■ Input rows ■

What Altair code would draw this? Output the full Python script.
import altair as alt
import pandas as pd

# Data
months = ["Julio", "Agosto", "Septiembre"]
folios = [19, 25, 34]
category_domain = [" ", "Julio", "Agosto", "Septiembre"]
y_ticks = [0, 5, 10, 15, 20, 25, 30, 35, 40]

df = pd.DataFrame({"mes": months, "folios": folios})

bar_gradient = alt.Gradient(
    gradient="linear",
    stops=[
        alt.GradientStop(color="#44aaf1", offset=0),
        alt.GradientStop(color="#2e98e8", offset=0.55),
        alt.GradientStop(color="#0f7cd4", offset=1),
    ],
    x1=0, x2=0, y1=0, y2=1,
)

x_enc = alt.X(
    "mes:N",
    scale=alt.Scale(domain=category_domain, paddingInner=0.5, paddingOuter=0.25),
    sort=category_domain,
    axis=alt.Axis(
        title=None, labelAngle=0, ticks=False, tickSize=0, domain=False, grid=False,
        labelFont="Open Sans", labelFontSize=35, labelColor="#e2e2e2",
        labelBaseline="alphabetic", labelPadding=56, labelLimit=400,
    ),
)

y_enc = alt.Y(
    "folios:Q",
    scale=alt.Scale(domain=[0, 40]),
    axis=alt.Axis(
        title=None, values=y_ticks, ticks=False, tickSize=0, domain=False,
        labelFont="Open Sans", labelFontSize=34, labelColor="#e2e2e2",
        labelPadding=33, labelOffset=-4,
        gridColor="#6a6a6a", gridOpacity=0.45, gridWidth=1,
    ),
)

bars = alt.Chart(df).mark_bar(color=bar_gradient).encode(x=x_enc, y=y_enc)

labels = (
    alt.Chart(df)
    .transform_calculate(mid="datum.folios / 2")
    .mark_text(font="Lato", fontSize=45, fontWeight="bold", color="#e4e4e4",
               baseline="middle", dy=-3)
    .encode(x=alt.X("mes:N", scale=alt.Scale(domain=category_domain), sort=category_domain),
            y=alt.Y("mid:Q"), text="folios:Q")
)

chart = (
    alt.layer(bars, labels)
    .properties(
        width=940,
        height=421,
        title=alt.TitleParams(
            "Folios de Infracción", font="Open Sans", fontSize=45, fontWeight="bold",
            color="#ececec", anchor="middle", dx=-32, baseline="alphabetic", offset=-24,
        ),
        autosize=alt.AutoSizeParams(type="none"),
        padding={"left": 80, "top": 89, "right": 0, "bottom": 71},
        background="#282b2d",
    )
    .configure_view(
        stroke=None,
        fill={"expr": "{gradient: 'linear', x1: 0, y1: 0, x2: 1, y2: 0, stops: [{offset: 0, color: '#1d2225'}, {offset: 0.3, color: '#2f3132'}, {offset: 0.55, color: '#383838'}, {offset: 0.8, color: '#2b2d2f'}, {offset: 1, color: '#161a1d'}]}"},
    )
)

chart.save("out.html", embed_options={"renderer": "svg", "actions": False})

---

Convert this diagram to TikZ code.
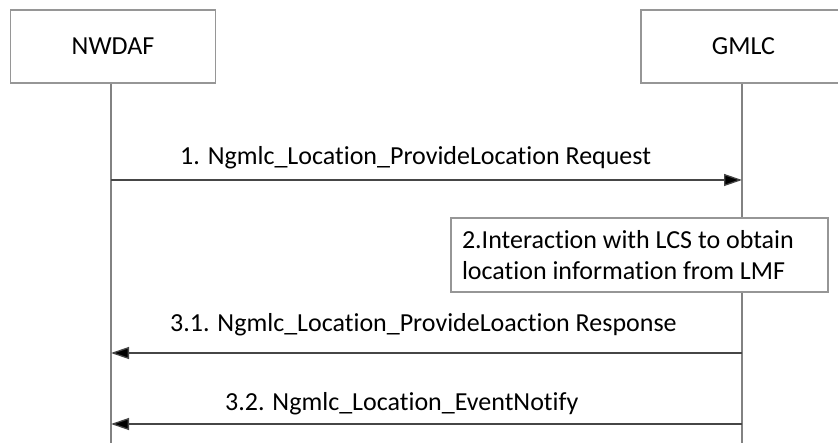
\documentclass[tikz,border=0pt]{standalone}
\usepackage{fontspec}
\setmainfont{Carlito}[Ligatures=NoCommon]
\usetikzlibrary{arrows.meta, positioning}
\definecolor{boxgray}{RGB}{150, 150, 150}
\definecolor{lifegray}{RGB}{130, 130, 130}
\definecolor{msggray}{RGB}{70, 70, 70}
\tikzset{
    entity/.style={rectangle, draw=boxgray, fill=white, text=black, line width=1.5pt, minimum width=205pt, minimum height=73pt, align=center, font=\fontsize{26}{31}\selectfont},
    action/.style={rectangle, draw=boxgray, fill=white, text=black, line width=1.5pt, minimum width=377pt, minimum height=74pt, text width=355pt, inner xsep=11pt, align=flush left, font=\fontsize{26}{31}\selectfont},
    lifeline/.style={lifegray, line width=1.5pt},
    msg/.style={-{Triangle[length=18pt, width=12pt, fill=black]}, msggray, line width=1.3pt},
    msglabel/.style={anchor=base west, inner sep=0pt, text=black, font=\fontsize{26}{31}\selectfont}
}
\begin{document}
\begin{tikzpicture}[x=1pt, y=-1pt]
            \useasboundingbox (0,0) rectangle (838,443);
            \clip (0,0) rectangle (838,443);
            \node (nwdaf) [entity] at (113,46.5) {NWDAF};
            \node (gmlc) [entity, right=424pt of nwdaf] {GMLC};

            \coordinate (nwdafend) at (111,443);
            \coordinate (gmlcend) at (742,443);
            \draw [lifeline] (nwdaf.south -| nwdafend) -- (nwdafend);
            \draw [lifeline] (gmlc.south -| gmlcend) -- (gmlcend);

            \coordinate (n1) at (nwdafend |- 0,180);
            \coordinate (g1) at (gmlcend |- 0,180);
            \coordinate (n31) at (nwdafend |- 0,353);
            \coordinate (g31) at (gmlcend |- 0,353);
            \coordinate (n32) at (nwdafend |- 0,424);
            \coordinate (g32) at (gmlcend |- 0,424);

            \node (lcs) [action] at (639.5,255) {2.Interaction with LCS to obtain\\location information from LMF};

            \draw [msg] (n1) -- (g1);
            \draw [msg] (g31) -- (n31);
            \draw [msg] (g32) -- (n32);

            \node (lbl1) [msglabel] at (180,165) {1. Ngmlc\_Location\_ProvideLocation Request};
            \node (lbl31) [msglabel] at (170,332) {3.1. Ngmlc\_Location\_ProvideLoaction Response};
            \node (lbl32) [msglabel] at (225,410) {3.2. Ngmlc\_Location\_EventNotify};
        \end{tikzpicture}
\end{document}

---

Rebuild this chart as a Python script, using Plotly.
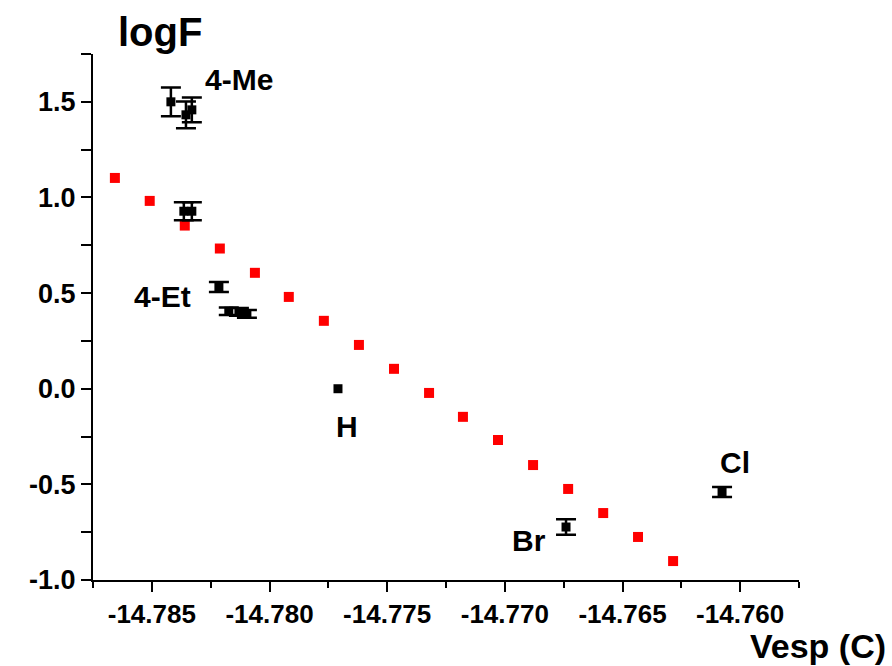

■ Written exercise ■
Within the entries above, report how many lines include "this", and keep the answer to the number.

■ Written response ■
3